Performance, Efficiency, and Deployment Considerations

FRIDA's detection pipeline is training-free, requiring only feature extraction and support set storage. On an NVIDIA RTX 4090, feature extraction averages 2.1 seconds per image, with kk-NN classification at 0.0003 seconds. CPU inference is slower but remains practical for batch processing. The method's scalability and adaptability to new generators are facilitated by its minimal retraining requirements and low data demands.

Implications and Future Directions

The results demonstrate that diffusion model features, optimized for generation, inherently encode both authenticity and generator identity. This dual utility positions diffusion features as a universal basis for synthetic image forensics. The training-free nature and strong generalization of FRIDA make it suitable for real-world deployment, especially in environments where new generative models emerge rapidly.

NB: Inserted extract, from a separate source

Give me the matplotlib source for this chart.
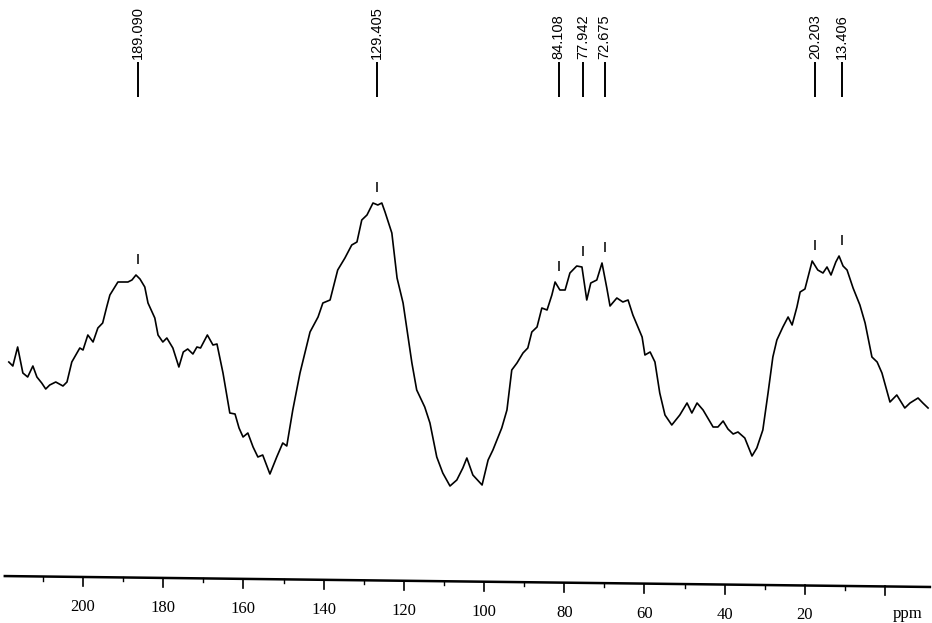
import numpy as np
from matplotlib import pyplot as plt

# 13C spectrum: chemical shift (ppm) and intensity (a.u.)
shift = [221.2, 220.2, 219.0, 217.7, 216.5, 215.2, 214.2, 213.0, 212.0, 211.0,
         209.5, 207.7, 206.7, 205.5, 204.2, 203.5, 202.7, 201.5, 200.2, 199.0,
         197.8, 196.8, 196.0, 194.0, 191.5, 190.5, 189.5, 188.5, 187.3, 186.5,
         184.8, 184.0, 182.8, 181.8, 180.3, 178.8, 177.7, 176.6, 175.3, 174.3,
         173.4, 171.7, 170.3, 169.3, 167.8, 166.1, 164.8, 163.8, 162.8, 161.6,
         160.3, 159.1, 157.9, 156.1, 154.4, 152.9, 151.9, 150.4, 148.6, 146.1,
         144.1, 142.9, 141.1, 139.2, 137.4, 135.7, 134.4, 133.2, 131.9, 130.4,
         129.2, 128.2, 127.4, 125.7, 124.4, 122.9, 120.7, 119.5, 117.5, 116.2,
         114.5, 113.0, 111.2, 109.5, 108.0, 107.0, 105.5, 103.2, 101.7, 100.5,
         98.3, 97.0, 95.8, 94.5, 93.0, 91.8, 90.8, 89.5, 88.3, 87.0,
         85.8, 85.0, 83.8, 82.5, 81.3, 79.6, 78.3, 77.1, 76.1, 74.6,
         73.3, 72.1, 71.3, 69.6, 68.1, 66.8, 65.6, 63.3, 62.6, 61.3,
         60.1, 58.9, 57.6, 55.9, 53.9, 52.1, 50.9, 49.6, 48.1, 45.6,
         44.4, 43.1, 41.9, 40.6, 39.4, 37.7, 35.9, 34.7, 33.2, 31.9,
         30.7, 29.7, 28.2, 26.9, 25.9, 24.7, 23.9, 22.7, 20.9, 19.5,
         18.2, 17.2, 16.2, 15.0, 14.2, 13.2, 12.2, 10.7, 9.0, 7.7,
         6.0, 4.7, 3.5, 1.5, -0.2, -2.2, -3.5, -5.5, -6.7, -8.0]
intensity = [138, 134, 153, 127, 123, 134, 123, 117, 111, 115,
             118, 114, 118, 138, 147, 152, 150, 165, 158, 172,
             177, 193, 205, 218, 218, 220, 225, 221, 213, 197,
             182, 165, 158, 162, 152, 133, 148, 151, 146, 153,
             152, 165, 155, 156, 127, 87, 86, 72, 63, 67,
             53, 43, 45, 26, 43, 57, 54, 90, 127, 168,
             183, 197, 200, 230, 242, 255, 258, 280, 285, 297,
             295, 297, 288, 267, 222, 197, 137, 110, 93, 77,
             43, 27, 14, 20, 32, 42, 25, 15, 40, 50,
             72, 90, 130, 137, 147, 152, 168, 173, 192, 190,
             205, 218, 210, 210, 227, 234, 233, 200, 217, 220,
             237, 212, 194, 202, 198, 200, 185, 163, 145, 148,
             138, 107, 85, 75, 85, 97, 87, 97, 90, 73,
             73, 79, 71, 66, 68, 62, 44, 52, 70, 107,
             143, 160, 173, 183, 175, 193, 208, 211, 239, 230,
             227, 233, 225, 238, 244, 234, 230, 212, 195, 177,
             143, 138, 127, 98, 105, 92, 97, 102, 97, 92]

# picked peaks printed at the top of the chart
peak_shifts = [189.090, 129.405, 84.108, 77.942, 72.675, 20.203, 13.406]

# ppm ruler printed under the trace
ruler_major = [200, 180, 160, 140, 120, 100, 80, 60, 40, 20, 0]
ruler_minor = [210, 190, 170, 150, 130, 110, 90, 70, 50, 30, 10]

fig = plt.figure(figsize=(9.32, 6.23), dpi=100)

# spectrum
ax = fig.add_axes([0, 0, 1, 1])
ax.set_xlim(223.4, -8.98)
ax.set_ylim(-123, 500)
ax.set_axis_off()
ax.plot(shift, intensity, color='black', lw=1.2, solid_joinstyle='round')

x = np.array(shift)
y = np.array(intensity)
for p in peak_shifts:
    near = y[np.abs(x - p) < 1.5]
    top = near.max() if len(near) else np.interp(p, x[::-1], y[::-1])
    ax.vlines(p, top + 11, top + 21, color='black', lw=1.1)
    ax.vlines(p, 403, 438, color='black', lw=1.4)
    ax.text(p, 441, '%.3f' % p, rotation=90, ha='center', va='bottom',
            fontsize=10.5, family='Liberation Sans')

# ruler (slightly tilted on the scan)
ax2 = fig.add_axes([0, 0, 1, 1])
lo, hi = 220.7, -11.72
ax2.set_xlim(lo, hi)
ax2.set_ylim(623, 0)
ax2.set_axis_off()


def ruler_y(p):
    return 576 + 11 * (p - lo) / (hi - lo)


ends = np.array([219.5, -11.2])
ax2.plot(ends, ruler_y(ends), color='black', lw=1.8)
for p in ruler_major:
    ax2.plot([p, p], [ruler_y(p), ruler_y(p) + 9], color='black', lw=1.2)
    if p > 0:
        ax2.text(p, ruler_y(p) + 30, str(p), ha='center', va='center',
                 fontsize=12, family='Liberation Serif')
for p in ruler_minor:
    ax2.plot([p, p], [ruler_y(p), ruler_y(p) + 4], color='black', lw=1.0)
ax2.text(-5.7, ruler_y(-5.7) + 27, 'ppm', ha='center', va='center',
         fontsize=12, family='Liberation Serif')

fig.savefig('out.png', dpi=100)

Theoretical implications include the observation that generative models imprint distinct signatures in their latent spaces, which are accessible via simple feature extraction. Future work may explore open-set attribution, robustness to adversarial manipulations, and extension to other modalities (e.g., video, audio). Further research into the interpretability of diffusion features could yield insights into the generative process and its forensic traceability.

Conclusion

FRIDA establishes a new paradigm for deepfake detection and source attribution by repurposing diffusion model features. Its training-free, data-efficient approach achieves state-of-the-art performance on challenging benchmarks, with strong generalization and interpretability. The framework's reliance on latent diffusion features bridges the gap between generative modeling and forensic analysis, offering a scalable solution for synthetic media authentication and provenance tracking.